I checked with BenchmarkTools but there’s no difference:

julia> @btime for x in I
              nothing
              end
  46.214 μs (2468 allocations: 54.19 KiB)

Because there is no global variable involved. The Squares(1000) part is a constant that’s only used during the loop, it will not exist afterwards anymore. It never even enters global scope.

You’re accessing a global variable - interpolate it using $I:

julia> I = Squares(1000)
Squares(1000)

julia> @btime for x in $I
           nothing
       end
  304.864 ns (0 allocations: 0 bytes)

Accessing a non-const global variable may have to allocate because the value (& the type) of the binding (i.e. the name I in global scope) may change at any time.

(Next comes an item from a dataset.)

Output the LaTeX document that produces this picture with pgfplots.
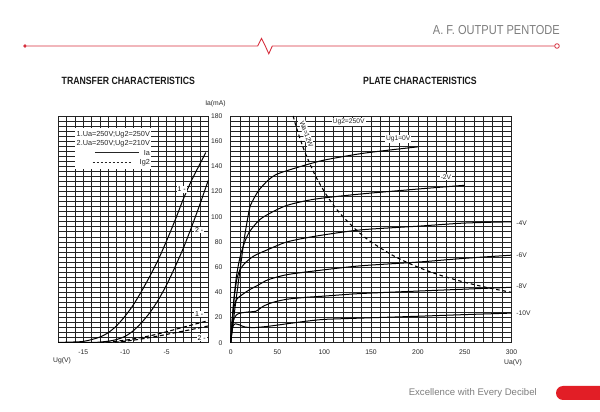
\documentclass[border=0pt]{standalone}
\usepackage{pgfplots}
\pgfplotsset{compat=1.18}
\usepackage{fontspec}
\setmainfont{Liberation Sans}
\definecolor{hred}{RGB}{214,48,62}
\definecolor{fred}{RGB}{226,30,38}
\definecolor{htext}{RGB}{125,125,125}
\definecolor{gridc}{RGB}{35,35,35}
\newcommand{\tlfont}{\fontsize{6.8}{8}\selectfont}
\newcommand{\smlab}{\fontsize{6.7}{8}\selectfont}
\newcommand{\dashrule}{\leaders\hbox{\rule[0.55ex]{2.6pt}{1pt}\hspace{1.4pt}}\hskip 44pt}
\begin{document}
\begin{tikzpicture}[x=1pt,y=1pt]
\path[use as bounding box] (0,0) rectangle (600,412);
% header
\draw[hred, line width=0.9pt] (27,366) -- (257.7,366) -- (261.5,373.5) -- (265.3,366) -- (268.8,358.2) -- (272.3,366) -- (554.7,366);
\fill[hred] (25,366) circle (1.8);
\draw[hred, line width=0.8pt, fill=white] (557,366) circle (2.3);
\node[anchor=east, text=htext, inner sep=0] at (560,382.2) {\scalebox{0.85}[1]{\fontsize{13}{15}\selectfont A. F. OUTPUT PENTODE}};
\node[inner sep=0, text=black!90] at (128.3,331) {\scalebox{0.83}[1]{\bfseries\fontsize{10.5}{12}\selectfont TRANSFER CHARACTERISTICS}};
\node[inner sep=0, text=black!90] at (420,331) {\scalebox{0.83}[1]{\bfseries\fontsize{10.5}{12}\selectfont PLATE CHARACTERISTICS}};
% footer
\fill[fred, rounded corners=7pt] (556,12) rectangle (614,26);
\node[anchor=east, text=htext, inner sep=0] at (537,19) {\fontsize{9.6}{11}\selectfont Excellence with Every Decibel};

% ---------- transfer characteristics ----------
\begin{axis}[
  at={(58.3pt,69.3pt)}, anchor=south west, scale only axis,
  width=150pt, height=226.7pt,
  xmin=-18, xmax=0, ymin=0, ymax=180,
  xtick={-15,-10,-5}, xticklabels={-15,-10,-5},
  ytick={0,20,...,180}, yticklabels={},
  minor xtick={-18,-17,...,0}, minor ytick={0,4,...,180},
  grid=both, grid style={gridc, line width=0.75pt},
  minor grid style={gridc, line width=0.75pt},
  major tick length=0pt, minor tick length=0pt,
  axis line style={gridc, line width=0.8pt},
  xticklabel style={font=\tlfont, text=black!85, yshift=-4pt},
]
\addplot[black, line width=1pt, smooth, tension=0.5] coordinates {
(-18,0.2) (-16,0.6) (-15,1) (-14,2.5) (-13,4.5) (-12,8) (-11,13.5) (-10,21) (-9,30) (-8,41) (-7,53) (-6,66) (-5,81) (-4,97) (-3,114) (-2,129) (-1,142) (-0.3,151)};
\addplot[black, line width=1pt, smooth, tension=0.5] coordinates {
(-18,0) (-14,0.2) (-13,0.5) (-12,1.2) (-11,2.5) (-10,5) (-9,9.5) (-8,16) (-7,24) (-6,34) (-5,46) (-4,60) (-3,75) (-2,92) (-1,110) (0,129)};
\addplot[black, line width=1.1pt, dash pattern=on 4pt off 2.5pt, smooth] coordinates {
(-13,0) (-12,0.5) (-11,1.2) (-10,2) (-9,3) (-8,4.2) (-7,5.5) (-6,7) (-5,8.7) (-4,10.5) (-3,12.3) (-2,14) (-1,15.8) (0,17.5)};
\addplot[black, line width=1.1pt, dash pattern=on 4pt off 2.5pt, smooth] coordinates {
(-12,0) (-11,0.5) (-10,1.2) (-9,2) (-8,3) (-7,4.1) (-6,5.3) (-5,6.6) (-4,7.9) (-3,9.2) (-2,10.5) (-1,11.9) (0,13.3)};
\node[fill=white, inner sep=1pt, font=\fontsize{7}{8}\selectfont] at (axis cs:-3.2,121.8) {1 -};
\node[fill=white, inner sep=1pt, font=\fontsize{7}{8}\selectfont] at (axis cs:-1.1,89.5) {2 -};
\node[fill=white, inner sep=1pt, font=\fontsize{7}{8}\selectfont] at (axis cs:-1.1,22.8) {1 -};
\node[fill=white, inner sep=1pt, font=\fontsize{7}{8}\selectfont] at (axis cs:-0.8,3.8) {2 -};
\end{axis}
\node[anchor=north west, fill=white, inner xsep=1.5pt, inner ysep=1.5pt, text=black!85] at (75,283.7) {\fontsize{7.3}{9.4}\selectfont
\begin{tabular}{@{}r@{}}
1.Ua=250V;Ug2=250V\\
2.Ua=250V;Ug2=210V\\
\rule[0.55ex]{44pt}{0.8pt}\hspace{5pt}Ia\hspace{1pt}\\
\dashrule\hspace{4pt}Ig2
\end{tabular}};

% ---------- plate characteristics ----------
\begin{axis}[
  at={(230.7pt,69.3pt)}, anchor=south west, scale only axis,
  width=280.8pt, height=226.7pt,
  xmin=0, xmax=300, ymin=0, ymax=180,
  xtick={0,50,...,300}, ytick={0,20,...,180},
  minor xtick={0,10,...,300}, minor ytick={0,4,...,180},
  grid=both, grid style={gridc, line width=0.75pt},
  minor grid style={gridc, line width=0.75pt},
  major tick length=0pt, minor tick length=0pt,
  axis line style={gridc, line width=0.8pt},
  /pgf/number format/assume math mode=true,
  xticklabel style={font=\tlfont, text=black!85, yshift=-4pt},
  yticklabel style={font=\tlfont, text=black!85, anchor=east, inner sep=0pt, xshift=-8pt},
  clip=false,
]
% Ug1 = 0 V
\addplot[black, line width=1pt, smooth, tension=0.45] coordinates {
(0,0) (5,30) (10,58) (15,85) (20,106) (23,112) (30,121) (40,129) (50,134) (75,140) (100,145) (138,150) (170,153) (200,155.5)};
% -2 V
\addplot[black, line width=1pt, smooth, tension=0.45] coordinates {
(0,0) (3,30) (6,52) (10,68) (15,80) (20,88) (30,97) (40,102) (60,109) (90,114) (138,118) (200,122) (250,125)};
% -4 V
\addplot[black, line width=1pt, smooth, tension=0.45] coordinates {
(0,0) (2,22) (4,38) (7,52) (10,58) (15,63) (25,69) (40,74) (60,80) (90,84.5) (138,89.5) (200,92.5) (250,95) (300,96)};
% -6 V
\addplot[black, line width=1pt, smooth, tension=0.45] coordinates {
(0,0) (2,20) (4,30) (7,35) (12,38) (20,42) (30,46) (40,50) (60,54) (90,57) (138,61) (200,64) (250,67) (300,69.5)};
% -8 V
\addplot[black, line width=1pt, smooth, tension=0.45] coordinates {
(0,0) (2,14) (4,20) (6,22) (10,23.5) (20,24.5) (27,25) (35,29) (45,32) (60,34.5) (80,36) (100,37) (138,39) (200,41) (250,42.5) (300,44)};
% -10 V
\addplot[black, line width=1pt, smooth, tension=0.45] coordinates {
(0,0) (1.5,10) (3,14) (5,15) (10,14) (15,12.5) (25,12) (40,13) (60,15) (80,17) (100,18.5) (138,19.5) (200,21) (250,22.3) (300,23.5)};
% Wa = 12 W
\addplot[black, line width=1.1pt, dash pattern=on 3.5pt off 3pt, smooth] coordinates {
(66.7,180) (70,171.4) (75,160) (80,150) (90,133.3) (100,120) (110,109) (120,100) (135,88.9) (150,80) (175,68.6) (200,60) (225,53.3) (250,48) (275,43.6) (300,40)};
\node[fill=white, inner sep=1pt, font=\smlab, text=black!85] at (axis cs:126,175) {Ug2=250V};
\node[fill=white, inner sep=1pt, font=\smlab, text=black!85] at (axis cs:179,161.7) {Ug1=0V};
\node[fill=white, inner sep=1pt, font=\smlab, text=black!85] at (axis cs:230,131.6) {-2V};
\node[fill=white, inner sep=1.2pt, font=\smlab, text=black!85, rotate=-70] at (axis cs:81,165.6) {Wa=12W};
\node[anchor=west, inner sep=0, font=\smlab, text=black!85] at (axis cs:305,94.8) {-4V};
\node[anchor=west, inner sep=0, font=\smlab, text=black!85] at (axis cs:305,69.6) {-6V};
\node[anchor=west, inner sep=0, font=\smlab, text=black!85] at (axis cs:305,44.8) {-8V};
\node[anchor=west, inner sep=0, font=\smlab, text=black!85] at (axis cs:305,23.5) {-10V};
\end{axis}
\node[font=\tlfont, text=black!85] at (215.5,308.7) {Ia(mA)};
\node[font=\tlfont, text=black!85] at (62,51) {Ug(V)};
\node[font=\tlfont, text=black!85] at (513,49) {Ua(V)};
\end{tikzpicture}
\end{document}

The setup argument to the @benchmark macro I used above pastes this setup code in front of the timing part, all inside a function of its own. Thus no global variables are involved when using the setup part.

Oh boy, and I thought I knew some Julia. Thanks for the explanations. I’ll probably need a bit to let this sink in.

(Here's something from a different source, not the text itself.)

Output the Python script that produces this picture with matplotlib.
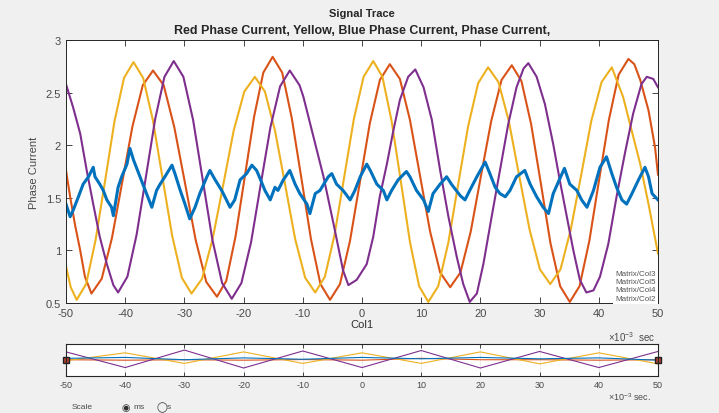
import matplotlib
matplotlib.use("Agg")
import matplotlib.pyplot as plt

plt.rcParams['font.family'] = ['Liberation Sans', 'DejaVu Sans']
plt.rcParams['mathtext.fontset'] = 'custom'
plt.rcParams['mathtext.rm'] = 'Liberation Sans'
plt.rcParams['axes.unicode_minus'] = False

# yellow trace (Matrix/Col3)
t_yellow = [-50, -49.2, -48.2, -46.6, -45.0, -43.4, -41.8, -40.2, -38.6, -36.97, -35.33, -33.7, -32.07,
            -30.43, -28.8, -27.02, -25.23, -23.45, -21.67, -19.88, -18.1, -16.4, -14.7, -13.0, -11.3, -9.6,
            -7.9, -6.27, -4.63, -3.0, -1.37, 0.27, 1.9, 3.45, 5.0, 6.55, 8.1, 9.65, 11.2, 12.88, 14.57,
            16.25, 17.93, 19.62, 21.3, 23.05, 24.8, 26.55, 28.3, 30.05, 31.8, 33.53, 35.27, 37.0, 38.73,
            40.47, 42.2, 44.1, 45.55, 47.0, 48.4, 50]
v_yellow = [0.85, 0.65, 0.53, 0.68, 1.10, 1.66, 2.23, 2.64, 2.79, 2.64, 2.24, 1.69, 1.14, 0.74, 0.59,
            0.73, 1.11, 1.62, 2.14, 2.51, 2.65, 2.51, 2.14, 1.63, 1.11, 0.74, 0.60, 0.75, 1.15, 1.70, 2.25,
            2.65, 2.80, 2.65, 2.23, 1.66, 1.08, 0.66, 0.51, 0.66, 1.07, 1.63, 2.18, 2.59, 2.74, 2.60, 2.23,
            1.71, 1.20, 0.82, 0.68, 0.82, 1.20, 1.71, 2.23, 2.60, 2.74, 2.46, 2.14, 1.82, 1.44, 0.97]

# orange trace (Matrix/Col5)
t_orange = [-50, -49.3, -48.5, -47.6, -46.8, -45.7, -43.97, -42.23, -40.5, -38.77, -37.03, -35.3, -33.5,
            -31.7, -29.9, -28.1, -26.3, -24.5, -22.93, -21.37, -19.8, -18.23, -16.67, -15.1, -13.48, -11.87,
            -10.25, -8.63, -7.02, -5.4, -3.72, -2.03, -0.35, 1.33, 3.02, 4.7, 6.4, 8.1, 9.8, 11.5, 13.2,
            14.9, 16.63, 18.37, 20.1, 21.83, 23.57, 25.3, 26.93, 28.57, 30.2, 31.83, 33.47, 35.1, 36.75,
            38.4, 40.05, 41.7, 43.35, 45.0, 46.0, 47.0, 48.4, 49.5, 50]
v_orange = [1.76, 1.51, 1.25, 1.00, 0.75, 0.59, 0.73, 1.12, 1.65, 2.18, 2.57, 2.71, 2.57, 2.17, 1.64,
            1.10, 0.70, 0.56, 0.71, 1.13, 1.70, 2.27, 2.69, 2.84, 2.69, 2.26, 1.69, 1.11, 0.68, 0.53, 0.68,
            1.09, 1.65, 2.21, 2.62, 2.77, 2.63, 2.24, 1.71, 1.18, 0.79, 0.65, 0.79, 1.18, 1.71, 2.23, 2.62,
            2.76, 2.61, 2.20, 1.64, 1.07, 0.66, 0.51, 0.66, 1.09, 1.67, 2.24, 2.67, 2.82, 2.77, 2.62, 2.33,
            1.98, 1.72]

# purple trace (Matrix/Col4)
t_purple = [-50, -48.8, -47.6, -46.5, -45.4, -44.3, -43.1, -42.0, -41.2, -39.63, -38.07, -36.5, -34.93,
            -33.37, -31.8, -30.17, -28.53, -26.9, -25.27, -23.63, -22.0, -20.37, -18.73, -17.1, -15.47,
            -13.83, -12.2, -10.55, -9.9, -8.2, -6.5, -4.8, -3.2, -2.3, -0.9, 0.8, 1.9, 3.0, 4.2, 5.3, 6.4,
            7.8, 9.0, 10.4, 11.8, 13.2, 14.6, 16.0, 17.1, 18.2, 19.4, 20.5, 21.9, 23.3, 24.7, 26.1, 27.3,
            28.1, 29.5, 30.9, 32.3, 33.5, 34.6, 35.7, 36.8, 37.9, 39.1, 40.2, 41.6, 43.0, 44.4, 45.8, 47.2,
            48.1, 49.2, 50]
v_purple = [2.58, 2.36, 2.11, 1.76, 1.44, 1.13, 0.87, 0.67, 0.60, 0.75, 1.15, 1.70, 2.25, 2.65, 2.80,
            2.65, 2.24, 1.67, 1.10, 0.69, 0.54, 0.69, 1.08, 1.63, 2.17, 2.56, 2.71, 2.57, 2.46, 2.08, 1.70,
            1.25, 0.81, 0.67, 0.72, 0.87, 1.13, 1.51, 1.82, 2.14, 2.43, 2.65, 2.72, 2.55, 2.24, 1.76, 1.32,
            0.94, 0.68, 0.51, 0.59, 0.87, 1.32, 1.76, 2.20, 2.55, 2.73, 2.78, 2.65, 2.39, 2.01, 1.64, 1.32,
            1.00, 0.72, 0.60, 0.62, 0.75, 1.06, 1.51, 1.92, 2.30, 2.58, 2.65, 2.63, 2.55]

# blue trace (Matrix/Col2), noisy
t_blue = [-50, -49.3, -48.8, -47.9, -47.1, -46.2, -45.4, -45.1, -44.3, -43.7, -43.1, -42.3, -42.0, -41.2,
          -40.6, -39.7, -39.2, -38.6, -37.5, -36.4, -35.5, -34.7, -34.1, -33.3, -32.1, -31.6, -30.7, -29.9,
          -29.1, -28.2, -27.4, -26.2, -25.7, -24.8, -23.7, -22.9, -22.3, -21.5, -20.6, -19.5, -18.6, -17.8,
          -17.2, -16.4, -15.5, -14.7, -14.2, -13.3, -12.2, -11.3, -10.5, -9.3, -8.8, -7.9, -7.1, -5.7,
          -5.1, -4.3, -3.2, -2.0, -1.2, -0.3, 0.8, 1.4, 2.5, 3.6, 4.2, 5.0, 6.1, 7.5, 8.1, 9.2, 10.4,
          11.2, 12.0, 13.2, 14.3, 15.1, 16.6, 17.4, 18.2, 19.4, 20.8, 21.6, 22.5, 23.3, 24.2, 25.0, 26.1,
          27.5, 28.4, 29.5, 30.6, 31.5, 32.3, 33.4, 34.2, 35.1, 36.3, 37.1, 38.0, 39.1, 40.2, 41.3, 42.2,
          43.0, 43.9, 44.7, 45.6, 46.7, 47.8, 48.4, 49.0, 50]
v_blue = [1.44, 1.32, 1.38, 1.51, 1.63, 1.70, 1.79, 1.70, 1.63, 1.57, 1.48, 1.41, 1.33, 1.60, 1.70, 1.82,
          1.97, 1.86, 1.70, 1.54, 1.41, 1.57, 1.63, 1.70, 1.81, 1.73, 1.57, 1.44, 1.30, 1.41, 1.54, 1.70,
          1.76, 1.67, 1.57, 1.48, 1.41, 1.48, 1.67, 1.73, 1.81, 1.76, 1.68, 1.57, 1.48, 1.60, 1.57, 1.67,
          1.76, 1.63, 1.54, 1.44, 1.35, 1.54, 1.57, 1.70, 1.73, 1.63, 1.57, 1.48, 1.57, 1.70, 1.82, 1.76,
          1.63, 1.57, 1.48, 1.57, 1.67, 1.75, 1.70, 1.57, 1.48, 1.37, 1.54, 1.63, 1.70, 1.63, 1.52, 1.48,
          1.57, 1.70, 1.84, 1.73, 1.60, 1.54, 1.51, 1.57, 1.70, 1.76, 1.63, 1.51, 1.41, 1.35, 1.54, 1.68,
          1.78, 1.63, 1.57, 1.48, 1.41, 1.57, 1.79, 1.89, 1.73, 1.60, 1.48, 1.44, 1.54, 1.67, 1.79, 1.70,
          1.54, 1.48]

# panner (overview strip) traces, coarse
t_pan = [-50, -40, -30, -20, -10, 0, 10, 20, 30, 40, 50]
p_purple = [2.45, 0.75, 2.65, 0.70, 2.55, 0.75, 2.60, 0.70, 2.50, 0.75, 2.50]
p_yellow = [1.50, 2.35, 1.20, 2.45, 1.20, 2.35, 1.20, 2.45, 1.15, 2.35, 1.15]
p_orange = [1.60, 1.55, 1.60, 1.55, 1.62, 1.55, 1.75, 1.60, 1.60, 1.55, 1.60]
p_blue = [1.75, 1.85, 1.60, 1.80, 1.65, 1.85, 1.70, 1.85, 1.70, 1.80, 1.55]

legend_labels = ['Matrix/Col3', 'Matrix/Col5', 'Matrix/Col4', 'Matrix/Col2']
xticks = [-50, -40, -30, -20, -10, 0, 10, 20, 30, 40, 50]
yticks = [0.5, 1, 1.5, 2, 2.5, 3]
ylabels = ['0.5', '1', '1.5', '2', '2.5', '3']

c_blue = '#0072BD'
c_orange = '#D95319'
c_yellow = '#EDB120'
c_purple = '#7E2F8E'
grey = '#4a4a4a'

fig = plt.figure(figsize=(7.19, 4.14), dpi=100, facecolor='#f0f0f0')

# main axes
ax = fig.add_axes([66 / 719, 110 / 414, 592 / 719, 263 / 414])
ax.plot(t_orange, v_orange, color=c_orange, lw=1.5)
ax.plot(t_yellow, v_yellow, color=c_yellow, lw=1.5)
ax.plot(t_purple, v_purple, color=c_purple, lw=1.5)
ax.plot(t_blue, v_blue, color=c_blue, lw=2.2)
ax.set_xlim(-50, 50)
ax.set_ylim(0.5, 3)
ax.set_xticks(xticks)
ax.set_yticks(yticks)
ax.set_yticklabels(ylabels)
ax.tick_params(direction='in', top=True, right=True, length=4, width=0.6,
               labelsize=8, labelcolor=grey, color='#262626')
for s in ax.spines.values():
    s.set_color('#262626')
    s.set_linewidth(0.7)
ax.set_ylabel('Phase Current', fontsize=8, color=grey, labelpad=5)
ax.set_xlabel('Col1', fontsize=8, color='#303030', labelpad=1)
ax.text(0.996, 0.005, '\n'.join(legend_labels), transform=ax.transAxes, ha='right', va='bottom',
        fontsize=5.8, color='#555555', linespacing=1.25,
        bbox=dict(facecolor='white', edgecolor='none', pad=1.5))

fig.text(362 / 719, 1 - 14 / 414, 'Signal Trace', ha='center', va='center', fontsize=8,
         fontweight='bold', color='#262626')
fig.text(362 / 719, 1 - 31 / 414, 'Red Phase Current, Yellow, Blue Phase Current, Phase Current,',
         ha='center', va='center', fontsize=9, fontweight='bold', color='#262626')
fig.text(608 / 719, 1 - 337 / 414, r'$\times10^{-3}$  sec', ha='left', va='center', fontsize=7,
         color=grey)

# panner strip
axp = fig.add_axes([66 / 719, 37 / 414, 592 / 719, 32 / 414])
axp.plot(t_pan, p_orange, color=c_orange, lw=0.8)
axp.plot(t_pan, p_yellow, color=c_yellow, lw=0.8)
axp.plot(t_pan, p_purple, color=c_purple, lw=0.8)
axp.plot(t_pan, p_blue, color=c_blue, lw=0.8)
axp.plot([-50, 50], [1.62, 1.62], ls='none', marker='s', ms=4, mfc='#b04030', mec='#202020', mew=1,
         clip_on=False)
axp.set_xlim(-50, 50)
axp.set_ylim(-0.17, 3.31)
axp.set_xticks(xticks)
axp.set_yticks([])
axp.grid(axis='x', color='#e8e8e8', lw=0.6)
axp.tick_params(direction='in', top=True, length=3, width=0.6, labelsize=6.5, labelcolor=grey,
                color='#262626', pad=3)
for s in axp.spines.values():
    s.set_color('#262626')
    s.set_linewidth(0.8)
fig.text(608 / 719, 1 - 397 / 414, r'$\times10^{-3}$ sec.', ha='left', va='center', fontsize=6.5,
         color=grey)

# scale selector
ys = 1 - 408 / 414
fig.text(72 / 719, ys, 'Scale', ha='left', va='center', fontsize=6, color=grey)
fig.text(121 / 719, ys, '\u25c9', ha='left', va='center', fontsize=7, color='#303030',
         family='DejaVu Sans')
fig.text(133 / 719, ys, 'ms', ha='left', va='center', fontsize=6, color=grey)
fig.text(156 / 719, ys, '\u25ef', ha='left', va='center', fontsize=7, color='#303030',
         family='DejaVu Sans')
fig.text(167 / 719, ys, 's', ha='left', va='center', fontsize=6, color=grey)

fig.savefig('out.png', dpi=100, facecolor=fig.get_facecolor())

Well it is mentioned at the very top of the performance tips :person_shrugging:

Like I said, it’s the non-constness that’s the problem here, since inference has to assume Any and insert type lookups, dynamic dispatch… all that shebang. If you const the global, the allocations also go away:

julia> const J = Squares(1000)
Squares(1000)

julia> @btime for x in J
           nothing
       end
  2.752 ns (0 allocations: 0 bytes)

So yeah - 1) don’t use global scope and 2) if you have to, make sure to have your bindings const, to at least fix the type in place (you’ll still have dynamic lookups (unless it’s small enoguh and got inlined, which the compiler is allowed to do for const declared globals) on each access since the value of the global may have changed, which is why it’s best to avoid them entirely).

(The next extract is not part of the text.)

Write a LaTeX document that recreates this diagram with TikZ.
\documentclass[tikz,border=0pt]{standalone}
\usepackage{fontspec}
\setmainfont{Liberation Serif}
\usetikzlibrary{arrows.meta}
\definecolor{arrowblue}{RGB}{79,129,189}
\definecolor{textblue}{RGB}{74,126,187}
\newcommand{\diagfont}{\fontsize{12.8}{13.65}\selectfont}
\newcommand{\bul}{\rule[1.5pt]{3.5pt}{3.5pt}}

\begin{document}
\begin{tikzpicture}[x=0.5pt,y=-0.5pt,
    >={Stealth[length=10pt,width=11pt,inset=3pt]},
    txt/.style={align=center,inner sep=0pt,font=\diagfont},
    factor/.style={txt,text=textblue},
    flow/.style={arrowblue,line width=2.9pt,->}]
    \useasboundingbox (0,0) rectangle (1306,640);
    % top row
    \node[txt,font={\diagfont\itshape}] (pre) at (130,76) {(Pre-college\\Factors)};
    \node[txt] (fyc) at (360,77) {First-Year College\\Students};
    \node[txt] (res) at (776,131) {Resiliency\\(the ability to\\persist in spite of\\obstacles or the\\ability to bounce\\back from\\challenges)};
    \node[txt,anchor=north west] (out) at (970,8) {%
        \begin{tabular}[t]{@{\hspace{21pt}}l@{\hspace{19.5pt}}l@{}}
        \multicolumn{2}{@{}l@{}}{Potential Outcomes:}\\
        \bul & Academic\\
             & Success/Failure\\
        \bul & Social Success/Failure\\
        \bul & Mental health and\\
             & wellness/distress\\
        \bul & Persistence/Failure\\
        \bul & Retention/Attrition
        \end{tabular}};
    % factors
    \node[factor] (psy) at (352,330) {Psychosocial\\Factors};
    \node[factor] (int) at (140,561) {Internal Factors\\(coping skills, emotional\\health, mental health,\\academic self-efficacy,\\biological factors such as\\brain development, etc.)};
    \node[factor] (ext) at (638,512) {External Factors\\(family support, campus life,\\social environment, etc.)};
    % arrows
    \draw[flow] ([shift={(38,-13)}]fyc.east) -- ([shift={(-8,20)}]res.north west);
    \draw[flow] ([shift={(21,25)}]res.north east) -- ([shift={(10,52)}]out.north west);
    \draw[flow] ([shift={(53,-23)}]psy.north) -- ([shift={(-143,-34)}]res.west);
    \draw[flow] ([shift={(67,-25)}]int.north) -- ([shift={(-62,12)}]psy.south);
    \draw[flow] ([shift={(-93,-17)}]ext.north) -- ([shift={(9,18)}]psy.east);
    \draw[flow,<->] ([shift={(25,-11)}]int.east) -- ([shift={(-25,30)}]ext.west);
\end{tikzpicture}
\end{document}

You can still change the value of the constant, but here be dragons:

julia> J = Squares(10) # can change the value
WARNING: redefinition of constant J. This may fail, cause incorrect answers, or produce other errors.
Squares(10)

julia> J = 10 #  can't change the type
ERROR: invalid redefinition of constant J
Stacktrace:
 [1] top-level scope
   @ REPL[11]:1

I might’ve confused you a bit because what I wrote seemed to imply that putting code in a local scope alone makes all the types inferrable. But notice that in my example, the assignment I = Squares(10) is inside the let block a.k.a. it is a local variable. The compiler can treat the local I’s type as fixed because no I assignments in the global scope or other local scopes can affect it.

for x in I does create a local scope, but it doesn’t declare I inside the local scope; it accesses the global variable I and takes all its type uncertainty.